One of the tripping points of this case is that the word elohim is used for both Elohim (“God”) and “gods.” And by the way, some careful searching shows that elohim can mean gods with a sex-drive (Gen 6:1–4), fate (Exod 21:12–14), and ghosts or spirits (1 Sam 28:13; Isaiah 8:19). Why didn’t the poet use the name “Yahweh” instead of “Elohim,” which would have cleared up the mess to begin with? Here’s the catch: the original poet most probably did and someone changed it. This is an instance where some really clever sleuthing has turned up some interesting tidbits. You never know when tidbits are going to come in handy, so you file them away under “S” for “Sherlock moment.” Here’s how my thinking goes, building on facts that other sleuths have uncovered and developed:
Fact 1: The Book of Psalms has 150 poems, and 42 of them have many more Elohims and much fewer Yahwehs than than all the others (Psalms 42–83); it looks like someone replaced the name Yahweh by Elohim. Psalm 82 is in this group. Fact 2: The Book of Psalms is a collection of existing collections, a combination of small scrolls onto a single big one. Fact 3: In Second Temple times, there were widely different versions of the Book of Psalms. Sleuth’s Theory: Whoever collected our version of Psalms included a scroll of 42 poems in which there was much more Elohim and less Yahweh than all the other scrolls collected. Speculation: That 42-poem scroll was a copy. The original had Yahweh, but when this copy was made, the copyist replaced it. Why? Scenarios: (1) The copyist was a junior copyist whose teacher feared too many mistakes and requested a non-sacred copy; (2) the copyist was preparing the scroll for a non-sacred setting. Yes, you sharpies are right, in both scenarios, Elohim is considered a non-sacred name, not like today. Now you’re knee-deep in my world.
For those of you who trust no one, which is how it ought to be, as I always say, I’ll show you some of my evidence. In Deuteronomy 31–32, Yahweh composes a poem and dictates it to Moses to teach the Israelites, and this poem says that it is traditional knowledge (32:7 “Just go ask your father and he’ll tell you, your elders and they’ll say it to you”) that Elyon divided the world among the gods, but Yahweh chose landless, fledging Israel for himself to help them thrive (verses 8–14). In the current Hebrew version, Yahweh says “When Elyon made the nations into estates, when he separated humanity, he set the territories of the peoples by the number of Israelites (בְּנֵי יִשְׂרָאֵל).” All sleuths see how strange this is. El Elyon has no special love for Israelites, they didn’t exist yet, and what number would that be anyway? It doesn’t take a super-sleuth to see that someone doctored the original version, which was “gods” (בְּנֵי אֱלֹהִים). But you don’t have to believe me about that; see for yourself a fragment found in a cave by the Dead Sea: https://iaa-dss.appspot.com/explore-the-archive/image/B-359054. The Septuagint, an ancient Jewish translation into Greek, has here “angels of God,” which is another pious revision of “gods,” but makes no sense at all as a revision of “Israelites.”

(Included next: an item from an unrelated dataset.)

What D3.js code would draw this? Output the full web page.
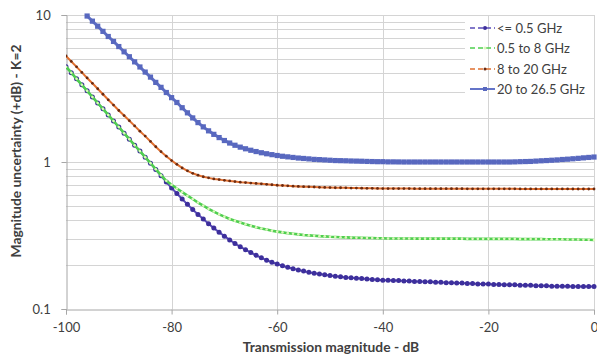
<!DOCTYPE html>
<html><head><meta charset="utf-8">
<script src="https://cdn.jsdelivr.net/npm/d3@7/dist/d3.min.js"></script>
<style>
html,body{margin:0;padding:0;background:#fff;}
svg{display:block;font-family:Lato,"Open Sans",sans-serif;}
</style></head>
<body><svg id="c" width="597" height="356"></svg>
<script>
// Transmission magnitude (dB), one point per dB
const xStart = -100;
const xTicks = [-100, -80, -60, -40, -20, 0];
const yTicks = [0.1, 1, 10];
const yTickLabels = ["0.1", "1", "10"];
const seriesNames = ["<= 0.5 GHz", "0.5 to 8 GHz", "8 to 20 GHz", "20 to 26.5 GHz"];

// <= 0.5 GHz  (-100 .. 0)
const s1 = [4.45,4.05,3.68,3.35,3.05,2.77,2.52,2.30,2.09,1.90,
 1.73,1.57,1.43,1.30,1.186,1.079,0.982,0.889,0.805,0.73,
 0.665,0.61,0.56,0.515,0.475,0.44,0.41,0.38,0.355,0.333,
 0.313,0.295,0.279,0.265,0.253,0.242,0.232,0.223,0.215,0.208,
 0.202,0.197,0.192,0.188,0.184,0.181,0.178,0.175,0.173,0.171,
 0.169,0.167,0.166,0.164,0.163,0.162,0.161,0.160,0.159,0.158,
 0.157,0.157,0.156,0.156,0.155,0.155,0.154,0.154,0.153,0.153,
 0.152,0.152,0.151,0.151,0.150,0.150,0.149,0.149,0.148,0.148,
 0.148,0.147,0.147,0.146,0.146,0.146,0.145,0.145,0.145,0.144,
 0.144,0.144,0.143,0.143,0.143,0.143,0.142,0.142,0.142,0.142,0.142];
// 0.5 to 8 GHz (-100 .. 0)
const s2 = [4.45,4.05,3.68,3.35,3.05,2.77,2.52,2.30,2.09,1.90,
 1.73,1.57,1.43,1.30,1.186,1.079,0.982,0.893,0.813,0.745,
 0.70,0.66,0.625,0.59,0.56,0.53,0.505,0.48,0.46,0.44,
 0.425,0.41,0.398,0.387,0.377,0.368,0.36,0.353,0.347,0.341,
 0.336,0.332,0.328,0.325,0.322,0.319,0.317,0.315,0.313,0.312,
 0.31,0.309,0.308,0.307,0.306,0.305,0.305,0.304,0.304,0.303,
 0.303,0.302,0.302,0.302,0.302,0.302,0.301,0.301,0.301,0.301,
 0.301,0.301,0.301,0.301,0.301,0.301,0.300,0.300,0.300,0.300,
 0.300,0.300,0.300,0.300,0.300,0.300,0.299,0.299,0.299,0.299,
 0.299,0.298,0.298,0.298,0.298,0.297,0.297,0.297,0.296,0.296,0.295];
// 8 to 20 GHz (-100 .. 0)
const s3 = [5.26,4.83,4.44,4.07,3.73,3.43,3.15,2.89,2.65,2.44,
 2.24,2.07,1.91,1.76,1.62,1.50,1.38,1.27,1.175,1.096,
 1.023,0.964,0.912,0.871,0.838,0.813,0.794,0.780,0.767,0.759,
 0.750,0.743,0.736,0.729,0.724,0.719,0.715,0.710,0.705,0.700,
 0.695,0.692,0.689,0.685,0.682,0.679,0.678,0.676,0.673,0.671,
 0.670,0.668,0.668,0.667,0.665,0.665,0.664,0.662,0.662,0.661,
 0.659,0.659,0.659,0.659,0.659,0.659,0.658,0.658,0.658,0.658,
 0.658,0.658,0.658,0.658,0.658,0.658,0.657,0.657,0.657,0.657,
 0.657,0.657,0.657,0.657,0.657,0.657,0.656,0.656,0.656,0.656,
 0.656,0.656,0.656,0.656,0.656,0.656,0.655,0.655,0.655,0.655,0.655];
// 20 to 26.5 GHz (-100 .. 0), above 10 off-chart
const s4 = [null,null,null,null,9.84,9.08,8.39,7.74,7.14,6.61,
 6.10,5.62,5.20,4.80,4.43,4.09,3.78,3.48,3.22,2.97,
 2.74,2.54,2.34,2.16,1.995,1.854,1.734,1.629,1.542,1.466,
 1.400,1.346,1.300,1.262,1.230,1.202,1.178,1.156,1.138,1.122,
 1.107,1.094,1.084,1.074,1.064,1.057,1.050,1.042,1.038,1.033,
 1.028,1.023,1.021,1.019,1.016,1.014,1.012,1.009,1.007,1.005,
 1.005,1.002,1.002,1.001,1.0,1.0,1.0,1.0,1.0,1.0,
 1.0,1.0,1.0,1.0,1.0,1.0,1.0,1.0,1.0,1.0,
 1.0,1.0,1.0,1.0,1.0,1.002,1.005,1.007,1.009,1.014,
 1.019,1.023,1.028,1.033,1.040,1.045,1.052,1.059,1.067,1.074,1.081];

const svg = d3.select("#c");
const L = 66, R = 594, T = 15, B = 309;
const x = d3.scaleLinear().domain([-100, 0]).range([L, R]);
const y = d3.scaleLog().domain([0.1, 10]).range([B, T]);

const gridC = "#d4d4d4", axisC = "#a6a6a6", textC = "#404040";

// horizontal gridlines (log minor)
const hLines = [];
[0.1, 1].forEach(dec => { for (let k = 1; k <= 9; k++) hLines.push(dec * k); });
hLines.push(10);
svg.append("g").selectAll("line").data(hLines.filter(v => v > 0.1)).join("line")
  .attr("x1", L).attr("x2", R).attr("y1", d => Math.round(y(d)) + 0.5).attr("y2", d => Math.round(y(d)) + 0.5)
  .attr("stroke", gridC).attr("stroke-width", 1);

// legend background
svg.append("rect").attr("x", 465).attr("y", 17).attr("width", R - 465).attr("height", 84).attr("fill", "#fff");

// vertical gridlines
svg.append("g").selectAll("line").data(xTicks.filter(d => d > -100)).join("line")
  .attr("x1", d => Math.round(x(d)) + 0.5).attr("x2", d => Math.round(x(d)) + 0.5)
  .attr("y1", T).attr("y2", B).attr("stroke", gridC);

// axes
const gx = svg.append("g").attr("transform", `translate(0,${B + 0.5})`)
  .call(d3.axisBottom(x).tickValues(xTicks).tickSize(5).tickFormat(d => d));
const gy = svg.append("g").attr("transform", `translate(${L + 0.5},0)`)
  .call(d3.axisLeft(y).tickValues(yTicks).tickSize(5).tickFormat((d, i) => yTickLabels[i]));
[gx, gy].forEach(g => {
  g.select(".domain").attr("stroke", axisC);
  g.selectAll(".tick line").attr("stroke", axisC);
  g.selectAll("text").attr("fill", textC).style("font-size", "13px").style("font-family", "Lato, sans-serif");
});
gx.selectAll("text").attr("dy", "1.1em");
gy.selectAll("text").attr("dx", "-0.6em");

// series
const xs = s1.map((_, i) => xStart + i);
const series = [
  {vals: s1, line: "#5a4cb8", lw: 2, mk: "circle", r: 2.5, mf: "#3d2f9c"},
  {vals: s2, line: "#4fcf4f", lw: 2.6, mk: "circle", r: 1.3, mf: "#dcf7bc"},
  {vals: s3, line: "#e07030", lw: 2, mk: "circle", r: 1.4, mf: "#6b2a10"},
  {vals: s4, line: "#6474c8", lw: 3, mk: "rect", r: 2.6, mf: "#5868bf"}
];
svg.append("clipPath").attr("id", "pc").append("rect")
  .attr("x", L).attr("y", T - 3).attr("width", R - L + 3).attr("height", B - T + 3);
const plot = svg.append("g").attr("clip-path", "url(#pc)");
const lineGen = d3.line().x(d => x(d[0])).y(d => y(d[1]));
series.forEach(s => {
  const pts = s.vals.map((v, i) => [xs[i], v]).filter(p => p[1] != null);
  plot.append("path").datum(pts).attr("d", lineGen).attr("fill", "none")
    .attr("stroke", s.line).attr("stroke-width", s.lw);
  const g = plot.append("g");
  if (s.mk === "circle") {
    g.selectAll("circle").data(pts).join("circle")
      .attr("cx", d => x(d[0])).attr("cy", d => y(d[1])).attr("r", s.r).attr("fill", s.mf);
  } else {
    g.selectAll("rect").data(pts).join("rect")
      .attr("x", d => x(d[0]) - s.r).attr("y", d => y(d[1]) - s.r)
      .attr("width", 2 * s.r).attr("height", 2 * s.r).attr("fill", s.mf);
  }
});

// legend
const lg = svg.append("g");
const rowsY = [28, 48, 69, 89];
series.forEach((s, i) => {
  const yy = rowsY[i];
  const ln = lg.append("line").attr("x1", 470).attr("x2", 495).attr("y1", yy).attr("y2", yy)
    .attr("stroke", s.line).attr("stroke-width", i === 3 ? 2 : 1.6);
  if (i < 3) ln.attr("stroke-dasharray", "5,3");
  if (s.mk === "circle") lg.append("circle").attr("cx", 485).attr("cy", yy).attr("r", Math.max(1.5, s.r - 0.5)).attr("fill", s.mf);
  else lg.append("rect").attr("x", 483).attr("y", yy - 2).attr("width", 4).attr("height", 4).attr("fill", s.mf);
  lg.append("text").attr("x", 497).attr("y", yy + 4.5).text(seriesNames[i])
    .attr("fill", textC).style("font-size", "13px");
});

// axis titles
svg.append("text").attr("x", 331).attr("y", 352).attr("text-anchor", "middle")
  .style("font-size", "13.8px").style("font-weight", "bold").attr("fill", textC)
  .text("Transmission magnitude - dB");
svg.append("text").attr("transform", "translate(21,151) rotate(-90)").attr("text-anchor", "middle")
  .style("font-size", "13.8px").style("font-weight", "bold").attr("fill", textC)
  .text("Magnitude  uncertainty (+dB) - K=2");
</script></body></html>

One last thing you might not have noticed (don’t feel bad, experienced sleuths have missed this too): The opening scene in the Book of Job is really similar to the divine council in Psalm 82, but some of the roles have been switched up. There is a divine council, in which they talk about human behavior on earth, but Yahweh plays the role of El, and “the satan” (= “the accuser”) plays the role of Yahweh! But that’s another case, for another time.